REQUIREMENT
Look at the data below and print exactly the lines from its first line through the line with "3,3,3,3,3,3, 4,4,4,4,4,4, 5,5,5,5,5,5,5,5,5,5,5,5];"; the pictures stay out of the copy.

SOURCE MATERIAL
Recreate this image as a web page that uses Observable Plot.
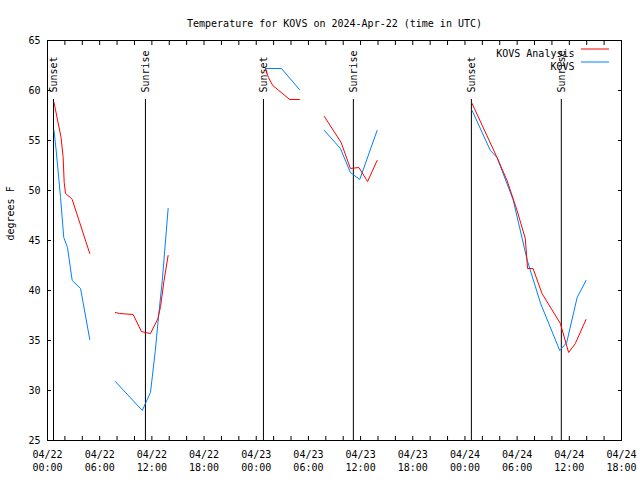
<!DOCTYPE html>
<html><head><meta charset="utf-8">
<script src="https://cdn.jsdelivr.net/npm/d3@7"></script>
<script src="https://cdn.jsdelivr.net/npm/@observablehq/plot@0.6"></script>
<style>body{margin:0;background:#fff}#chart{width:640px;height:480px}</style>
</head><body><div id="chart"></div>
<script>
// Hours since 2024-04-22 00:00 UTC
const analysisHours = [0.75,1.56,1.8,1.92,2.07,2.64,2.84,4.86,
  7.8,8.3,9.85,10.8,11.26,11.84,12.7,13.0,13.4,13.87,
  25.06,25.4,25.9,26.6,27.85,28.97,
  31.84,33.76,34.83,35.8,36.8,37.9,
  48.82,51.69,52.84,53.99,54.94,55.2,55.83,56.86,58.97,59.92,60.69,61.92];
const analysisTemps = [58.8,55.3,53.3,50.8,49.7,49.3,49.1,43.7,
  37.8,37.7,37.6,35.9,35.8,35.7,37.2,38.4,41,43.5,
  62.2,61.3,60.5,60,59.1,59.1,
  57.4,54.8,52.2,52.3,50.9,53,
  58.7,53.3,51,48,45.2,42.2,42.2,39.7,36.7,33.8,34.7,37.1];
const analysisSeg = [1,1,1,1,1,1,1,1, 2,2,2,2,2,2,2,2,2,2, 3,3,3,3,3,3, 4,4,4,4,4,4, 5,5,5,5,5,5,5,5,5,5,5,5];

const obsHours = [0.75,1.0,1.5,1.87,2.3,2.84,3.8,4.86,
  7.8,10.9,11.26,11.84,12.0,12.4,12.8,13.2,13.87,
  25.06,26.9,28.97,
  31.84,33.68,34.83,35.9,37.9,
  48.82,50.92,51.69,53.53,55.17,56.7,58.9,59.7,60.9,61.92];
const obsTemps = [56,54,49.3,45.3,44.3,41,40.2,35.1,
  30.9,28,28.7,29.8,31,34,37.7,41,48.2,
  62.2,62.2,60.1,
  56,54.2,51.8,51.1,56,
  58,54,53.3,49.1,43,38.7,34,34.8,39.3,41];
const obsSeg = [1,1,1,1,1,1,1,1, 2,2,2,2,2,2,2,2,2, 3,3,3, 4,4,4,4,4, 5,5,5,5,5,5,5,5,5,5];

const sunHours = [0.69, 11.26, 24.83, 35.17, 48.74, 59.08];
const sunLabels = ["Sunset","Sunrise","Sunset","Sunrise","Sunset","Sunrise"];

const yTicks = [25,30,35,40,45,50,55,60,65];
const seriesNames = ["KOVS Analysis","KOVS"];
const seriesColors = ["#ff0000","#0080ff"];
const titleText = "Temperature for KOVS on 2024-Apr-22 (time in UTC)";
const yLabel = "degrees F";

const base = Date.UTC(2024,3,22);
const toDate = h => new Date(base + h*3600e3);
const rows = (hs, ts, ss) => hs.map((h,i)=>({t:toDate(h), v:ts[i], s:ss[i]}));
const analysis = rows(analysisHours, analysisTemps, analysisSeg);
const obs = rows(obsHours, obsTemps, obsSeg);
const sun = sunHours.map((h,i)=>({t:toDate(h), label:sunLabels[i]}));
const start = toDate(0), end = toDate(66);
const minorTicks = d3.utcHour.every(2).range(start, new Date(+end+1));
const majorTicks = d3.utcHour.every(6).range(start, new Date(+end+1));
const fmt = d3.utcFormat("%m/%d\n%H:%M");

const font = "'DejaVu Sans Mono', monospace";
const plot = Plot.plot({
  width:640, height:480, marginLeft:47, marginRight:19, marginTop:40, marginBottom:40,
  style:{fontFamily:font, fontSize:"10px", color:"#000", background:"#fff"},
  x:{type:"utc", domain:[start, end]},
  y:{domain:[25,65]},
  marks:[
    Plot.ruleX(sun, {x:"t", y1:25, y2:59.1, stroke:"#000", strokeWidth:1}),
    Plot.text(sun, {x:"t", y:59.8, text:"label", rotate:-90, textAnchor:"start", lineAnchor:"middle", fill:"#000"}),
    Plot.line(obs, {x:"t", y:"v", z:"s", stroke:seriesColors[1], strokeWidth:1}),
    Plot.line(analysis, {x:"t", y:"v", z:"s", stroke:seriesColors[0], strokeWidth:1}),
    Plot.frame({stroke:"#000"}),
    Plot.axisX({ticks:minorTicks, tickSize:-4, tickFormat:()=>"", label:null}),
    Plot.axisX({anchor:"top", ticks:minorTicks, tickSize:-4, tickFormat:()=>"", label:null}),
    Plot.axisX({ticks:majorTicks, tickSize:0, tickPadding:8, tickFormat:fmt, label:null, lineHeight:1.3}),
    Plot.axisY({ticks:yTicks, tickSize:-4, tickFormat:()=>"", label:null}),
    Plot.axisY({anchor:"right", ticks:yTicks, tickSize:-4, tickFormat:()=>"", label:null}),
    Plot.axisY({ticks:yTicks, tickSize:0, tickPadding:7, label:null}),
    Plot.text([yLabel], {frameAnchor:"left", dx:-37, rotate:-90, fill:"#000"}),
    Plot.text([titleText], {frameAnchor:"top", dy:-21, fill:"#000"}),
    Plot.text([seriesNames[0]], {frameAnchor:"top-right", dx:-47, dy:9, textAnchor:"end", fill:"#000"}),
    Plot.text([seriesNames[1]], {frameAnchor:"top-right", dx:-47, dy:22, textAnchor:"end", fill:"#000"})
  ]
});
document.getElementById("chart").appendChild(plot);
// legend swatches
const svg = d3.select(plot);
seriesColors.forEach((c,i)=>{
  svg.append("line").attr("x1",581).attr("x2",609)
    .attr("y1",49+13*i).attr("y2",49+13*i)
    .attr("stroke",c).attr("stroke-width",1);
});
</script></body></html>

SOLUTION TO THE PROBLEM
Recreate this image as a web page that uses Observable Plot.
<!DOCTYPE html>
<html><head><meta charset="utf-8">
<script src="https://cdn.jsdelivr.net/npm/d3@7"></script>
<script src="https://cdn.jsdelivr.net/npm/@observablehq/plot@0.6"></script>
<style>body{margin:0;background:#fff}#chart{width:640px;height:480px}</style>
</head><body><div id="chart"></div>
<script>
// Hours since 2024-04-22 00:00 UTC
const analysisHours = [0.75,1.56,1.8,1.92,2.07,2.64,2.84,4.86,
  7.8,8.3,9.85,10.8,11.26,11.84,12.7,13.0,13.4,13.87,
  25.06,25.4,25.9,26.6,27.85,28.97,
  31.84,33.76,34.83,35.8,36.8,37.9,
  48.82,51.69,52.84,53.99,54.94,55.2,55.83,56.86,58.97,59.92,60.69,61.92];
const analysisTemps = [58.8,55.3,53.3,50.8,49.7,49.3,49.1,43.7,
  37.8,37.7,37.6,35.9,35.8,35.7,37.2,38.4,41,43.5,
  62.2,61.3,60.5,60,59.1,59.1,
  57.4,54.8,52.2,52.3,50.9,53,
  58.7,53.3,51,48,45.2,42.2,42.2,39.7,36.7,33.8,34.7,37.1];
const analysisSeg = [1,1,1,1,1,1,1,1, 2,2,2,2,2,2,2,2,2,2, 3,3,3,3,3,3, 4,4,4,4,4,4, 5,5,5,5,5,5,5,5,5,5,5,5];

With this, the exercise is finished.